Heh, things are funny when you go back to older threads. Apparently in 4 months you can go from a staunch supporter of the venerable MP3 format to moving on to AAC and never looking back.
Anyway, I realized I never responded regarding the album vs. individual song thing. I too rip full albums, but there are very few artists I listen to that actually make full albums that are any good. I find myself eventually marking many of the songs 1 or 2 starts so I know to uncheck them in iTunes so they don't sync in the future.
I still try to buy full albums and rip them, but I have bought the occasional song off of iTunes (and then stripped them of the DRM).
The timing makes me smile. Your post here and Que's post on hating the digitalization of music "sync up" to what I did yesterday for my mom. Months ago, she mentioned that she wanted to find a song from Leo Marini, a Latin American singer from 50-60 years ago. She said it was special to her and my dad, but couldn't remember the name. Yesterday the topic came up again, and it prompted me to try to help her find it. After some searching, I came up with
this page at Amazon. It lets you play samples of all his music in succession, without even having to press a button to advance (perfect for my tech-challenged mom). So I set it up and let her listen. Turns out to be #31 on that list, which belongs to
this album.
So I tell her we can order the CD. She likes to play CDs in this little Bose thing she's had forever. I've had a hard time teaching her all about the thousands of songs I put on her PC when I set it up for her years ago.
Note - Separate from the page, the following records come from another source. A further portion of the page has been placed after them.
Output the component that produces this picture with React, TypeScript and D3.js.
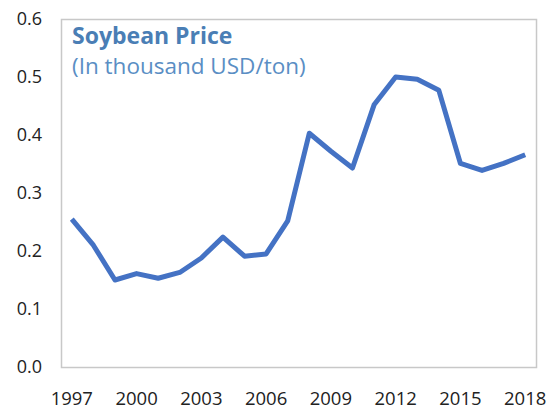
import React, { useRef, useEffect } from "react";
import * as d3 from "d3";

const years = [
  1997, 1998, 1999, 2000, 2001, 2002, 2003, 2004, 2005, 2006, 2007,
  2008, 2009, 2010, 2011, 2012, 2013, 2014, 2015, 2016, 2017, 2018,
];
const prices = [
  0.255, 0.21, 0.15, 0.161, 0.153, 0.163, 0.188, 0.224, 0.191, 0.195, 0.252,
  0.403, 0.372, 0.343, 0.452, 0.5, 0.496, 0.477, 0.351, 0.339, 0.351, 0.366,
];
const yTicks = [0, 0.1, 0.2, 0.3, 0.4, 0.5, 0.6];
const xTickYears = [1997, 2000, 2003, 2006, 2009, 2012, 2015, 2018];

const App = () => {
  const svgRef = useRef<SVGSVGElement>(null);
  const width = 550;
  const height = 409;
  const margin = { top: 19, right: 14, bottom: 42, left: 61 };
  const font = "'Open Sans', 'Noto Sans', sans-serif";

  useEffect(() => {
    const svg = d3.select(svgRef.current).attr("width", width).attr("height", height);
    const g = svg.append("g");

    const x = d3
      .scalePoint<number>()
      .domain(years)
      .range([margin.left, width - margin.right])
      .padding(0.5);
    const y = d3
      .scaleLinear()
      .domain([0, 0.6])
      .range([height - margin.bottom, margin.top]);

    // frame
    g.append("rect")
      .attr("x", margin.left + 0.5)
      .attr("y", margin.top + 0.5)
      .attr("width", width - margin.left - margin.right)
      .attr("height", height - margin.top - margin.bottom)
      .attr("fill", "none")
      .attr("stroke", "#c8c8c8")
      .attr("stroke-width", 1.5);

    g.selectAll(".ytick")
      .data(yTicks)
      .enter()
      .append("text")
      .attr("x", margin.left - 19)
      .attr("y", (d) => y(d))
      .attr("dy", "0.35em")
      .attr("text-anchor", "end")
      .attr("font-family", font)
      .attr("font-size", 18)
      .attr("fill", "#222")
      .text((d) => d.toFixed(1));

    g.selectAll(".xtick")
      .data(xTickYears)
      .enter()
      .append("text")
      .attr("x", (d) => x(d) as number)
      .attr("y", 405)
      .attr("text-anchor", "middle")
      .attr("font-family", font)
      .attr("font-size", 18.5)
      .attr("fill", "#222")
      .text((d) => d);

    const line = d3
      .line<number>()
      .x((d, i) => x(years[i]) as number)
      .y((d) => y(d));

    g.append("path")
      .datum(prices)
      .attr("d", line)
      .attr("fill", "none")
      .attr("stroke", "#4472C4")
      .attr("stroke-width", 5)
      .attr("stroke-linejoin", "round");

    g.append("text")
      .attr("x", 72)
      .attr("y", 44)
      .attr("font-family", font)
      .attr("font-size", 23)
      .attr("font-weight", "bold")
      .attr("fill", "#4A7EB5")
      .text("Soybean Price");

    g.append("text")
      .attr("x", 72)
      .attr("y", 74)
      .attr("font-family", font)
      .attr("font-size", 22.5)
      .attr("fill", "#5A8EC4")
      .text("(In thousand USD/ton)");

    return () => {
      g.remove();
    };
  }, []);

  return (
    <svg
      ref={svgRef}
      style={{ position: "absolute", left: 0, top: 0, background: "#fff" }}
    />
  );
};

export default App;
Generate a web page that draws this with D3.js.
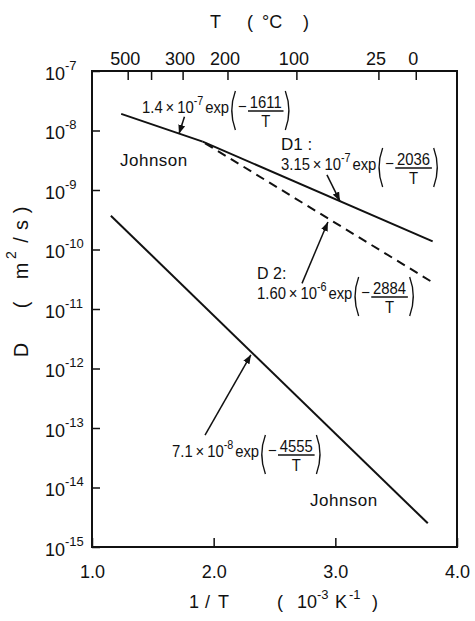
<!DOCTYPE html>
<html>
<head>
<meta charset="utf-8">
<script src="https://cdn.jsdelivr.net/npm/d3@7"></script>
<style>
  body { margin: 0; background: #fff; }
  text { font-family: "Liberation Sans", Arial, sans-serif; fill: #111; }
</style>
</head>
<body>
<svg id="chart" width="475" height="621"></svg>
<script>
// values (x = 1000/T in 1e-3 K^-1, D in m^2/s)
const johnsonHighX = [1.24, 1.91];
const johnsonHighD = [1.9e-8, 6.5e-9];
const d1X = [1.91, 3.80];
const d1D = [6.5e-9, 1.37e-10];
const d2X = [1.93, 3.80];
const d2D = [6.1e-9, 2.8e-11];
const johnsonLowX = [1.155, 3.76];
const johnsonLowD = [3.7e-10, 2.5e-15];

const bottomTicks = [1.0, 2.0, 3.0, 4.0];
const bottomLabels = ["1.0", "2.0", "3.0", "4.0"];
const leftExponents = [-7, -8, -9, -10, -11, -12, -13, -14, -15];
const topTempsC = [500, 400, 300, 200, 100, 25, 0];
const topLabels = ["500", "", "300", "200", "100", "25", "0"];

// arrows: [x, D] of tail and tip
const arrowTails = [[1.76, 1.7e-8], [2.931, 1.8e-9], [2.726, 2.7e-11], [1.929, 7.6e-14]];
const arrowTips = [[1.715, 8.8e-9], [3.038, 6.5e-10], [2.939, 2.9e-10], [2.306, 1.7e-12]];

const svg = d3.select("#chart");
const plotLeft = 92, plotRight = 457, plotTop = 71, plotBottom = 547;

const x = d3.scaleLinear().domain([1, 4]).range([plotLeft, plotRight]);
const y = d3.scaleLog().domain([1e-15, 1e-7]).range([plotBottom, plotTop]);

svg.append("defs").append("marker")
  .attr("id", "head")
  .attr("markerUnits", "userSpaceOnUse")
  .attr("markerWidth", 10).attr("markerHeight", 8)
  .attr("refX", 9).attr("refY", 4)
  .attr("orient", "auto")
  .append("path")
  .attr("d", "M0,0.5 L9,4 L0,7.5 Z")
  .attr("fill", "#111");

// frame
svg.append("rect")
  .attr("x", plotLeft).attr("y", plotTop)
  .attr("width", plotRight - plotLeft).attr("height", plotBottom - plotTop)
  .attr("fill", "none").attr("stroke", "#111").attr("stroke-width", 2);

// bottom axis
let gx = svg.append("g")
  .attr("transform", "translate(0," + plotBottom + ")")
  .call(d3.axisBottom(x).tickValues(bottomTicks)
    .tickFormat((d, i) => bottomLabels[i])
    .tickSize(-9).tickSizeOuter(0).tickPadding(18));
gx.select(".domain").remove();
gx.selectAll("line").attr("stroke", "#111").attr("stroke-width", 1.5);
gx.selectAll("text").attr("font-size", 18).attr("fill", "#111")
  .attr("font-family", "Liberation Sans, Arial, sans-serif");

// top axis (T in deg C)
let gt = svg.append("g")
  .attr("transform", "translate(0," + plotTop + ")")
  .call(d3.axisTop(x).tickValues(topTempsC.map(c => 1000 / (c + 273.15)))
    .tickFormat((d, i) => topLabels[i])
    .tickSize(-9).tickSizeOuter(0).tickPadding(6));
gt.select(".domain").remove();
gt.selectAll("line").attr("stroke", "#111").attr("stroke-width", 1.5);
gt.selectAll("text").attr("font-size", 18).attr("fill", "#111").attr("dx", -3)
  .attr("font-family", "Liberation Sans, Arial, sans-serif");

// left axis
let gy = svg.append("g")
  .attr("transform", "translate(" + plotLeft + ",0)")
  .call(d3.axisLeft(y).tickValues(leftExponents.map(e => Math.pow(10, e)))
    .tickFormat("").tickSize(-8).tickSizeOuter(0));
gy.select(".domain").remove();
gy.selectAll("line").attr("stroke", "#111").attr("stroke-width", 1.5);
gy.selectAll(".tick").each(function (d, i) {
  let t = d3.select(this).select("text")
    .attr("x", -47).attr("y", 8).attr("dy", null)
    .attr("text-anchor", "start").attr("font-size", 18).attr("fill", "#111")
    .attr("font-family", "Liberation Sans, Arial, sans-serif");
  t.text(null);
  t.append("tspan").text("10");
  t.append("tspan").attr("font-size", 13).attr("dy", -10).text(String(leftExponents[i]));
});

// lines
const line = d3.line().x(d => x(d[0])).y(d => y(d[1]));
function series(xs, ds) { return xs.map((v, i) => [v, ds[i]]); }

svg.append("path").datum(series(johnsonHighX, johnsonHighD))
  .attr("d", line).attr("fill", "none").attr("stroke", "#111").attr("stroke-width", 2);
svg.append("path").datum(series(d1X, d1D))
  .attr("d", line).attr("fill", "none").attr("stroke", "#111").attr("stroke-width", 2);
svg.append("path").datum(series(d2X, d2D))
  .attr("d", line).attr("fill", "none").attr("stroke", "#111").attr("stroke-width", 2)
  .attr("stroke-dasharray", "9,6");
svg.append("path").datum(series(johnsonLowX, johnsonLowD))
  .attr("d", line).attr("fill", "none").attr("stroke", "#111").attr("stroke-width", 2);

// arrows
arrowTails.forEach((t, i) => {
  svg.append("line")
    .attr("x1", x(t[0])).attr("y1", y(t[1]))
    .attr("x2", x(arrowTips[i][0])).attr("y2", y(arrowTips[i][1]))
    .attr("stroke", "#111").attr("stroke-width", 1.5)
    .attr("marker-end", "url(#head)");
});

// formula annotation: coef x 10^pow exp( - num / T ), drawn a bit condensed
function paren(g, px, y1, y2, dir) {
  let mid = (y1 + y2) / 2;
  let d = dir > 0
    ? "M" + (px + 5) + "," + y1 + " Q" + (px - 3) + "," + mid + " " + (px + 5) + "," + y2
    : "M" + px + "," + y1 + " Q" + (px + 8) + "," + mid + " " + px + "," + y2;
  g.append("path").attr("d", d).attr("fill", "none").attr("stroke", "#111").attr("stroke-width", 1.5);
}

function formula(x0, base, coef, pow, num) {
  let g = svg.append("g").attr("transform", "translate(" + x0 + "," + base + ") scale(0.9,1)");
  let t = g.append("text").attr("x", 0).attr("y", 0).attr("font-size", 16.5);
  t.append("tspan").text(coef + "\u2009\u00d7\u200910");
  t.append("tspan").attr("font-size", 12).attr("dy", -8).text(pow);
  t.append("tspan").attr("dy", 8).attr("dx", 2).text("exp");
  let px = t.node().getComputedTextLength() + 4;
  paren(g, px, -22, 17, 1);
  px += 8;
  g.append("text").attr("x", px).attr("y", -1).attr("font-size", 16.5).text("\u2212");
  px += 13;
  let n = g.append("text").attr("x", px).attr("y", -5).attr("font-size", 16.5).text(num);
  let w = n.node().getComputedTextLength();
  g.append("line").attr("x1", px - 2).attr("x2", px + w + 2)
    .attr("y1", -2).attr("y2", -2).attr("stroke", "#111").attr("stroke-width", 1.3);
  g.append("text").attr("x", px + w / 2).attr("y", 14).attr("font-size", 16.5)
    .attr("text-anchor", "middle").text("T");
  paren(g, px + w + 4, -22, 17, -1);
}

formula(142, 113, "1.4", "-7", "1611");
formula(281, 170, "3.15", "-7", "2036");
formula(257, 299, "1.60", "-6", "2884");
formula(172, 457, "7.1", "-8", "4555");

svg.append("text").attr("x", 281).attr("y", 150).attr("font-size", 17).text("D1 :");
svg.append("text").attr("x", 257).attr("y", 279).attr("font-size", 16).text("D 2:");
svg.append("text").attr("x", 120).attr("y", 166).attr("font-size", 17)
  .attr("letter-spacing", 0.5).text("Johnson");
svg.append("text").attr("x", 310).attr("y", 506).attr("font-size", 17)
  .attr("letter-spacing", 0.5).text("Johnson");

// axis titles
function glyph(s, gx0, gy0, size) {
  return svg.append("text").attr("x", gx0).attr("y", gy0).attr("font-size", size || 18).text(s);
}
glyph("T", 210, 28);
glyph("(", 247, 28);
glyph("\u00b0C", 262, 28);
glyph(")", 303, 28);

glyph("1", 189, 608);
glyph("/", 205, 608);
glyph("T", 218, 608);
glyph("(", 277, 608);
glyph("10", 297, 608);
glyph("-3", 317, 599, 13);
glyph("K", 335, 608);
glyph("-1", 349, 599, 13);
glyph(")", 372, 608);

// rotated y title
const yTitle = [["D", 350], ["(", 305], ["m", 271], ["/", 240], ["s", 225], [")", 210]];
yTitle.forEach(p => {
  svg.append("text").attr("font-size", 20).attr("text-anchor", "middle")
    .attr("transform", "translate(28," + p[1] + ") rotate(-90)").text(p[0]);
});
svg.append("text").attr("font-size", 14).attr("text-anchor", "middle")
  .attr("transform", "translate(16,255) rotate(-90)").text("2");
</script>
</body>
</html>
Like I said, tech-challenged. She hands me a credit card, and I go buy the thing . . . no CD. Apparently, it's out of print, so the
only way to get this album is to
buy the MP3s. I tell her that I've never done that before, and that it would take me a few minutes to figure it all out, but that if she wants the album, it's the only way. She wants it. The process was painless, as Amazon usually is. Get their downloader, click on the "Buy MP3 album" button, wait for it all to come down. It goes into the 'My Music' folder, and gets added to Windows Media Player behind the scenes. Bring up WMP, find it, play it. Sounds amazing for the age of the music. While she's listening, I dump the album into a memory card, take it to my PC and burn her a CD. Listening to the tracks on Winamp, I see that they are VBR, ranging from 192-320 kbps except during gaps. So these are top-quality MP3s, not some schlock.
Here's one case at least where I'm glad things are the way they are. It may be easy to de-personalize music and the music experience, but it's also so much easier to find, sort, pinpoint and get stuff--on the spot. With old-style trial-and-error, and the physical media unavailable anyway, she never would have found what she wanted.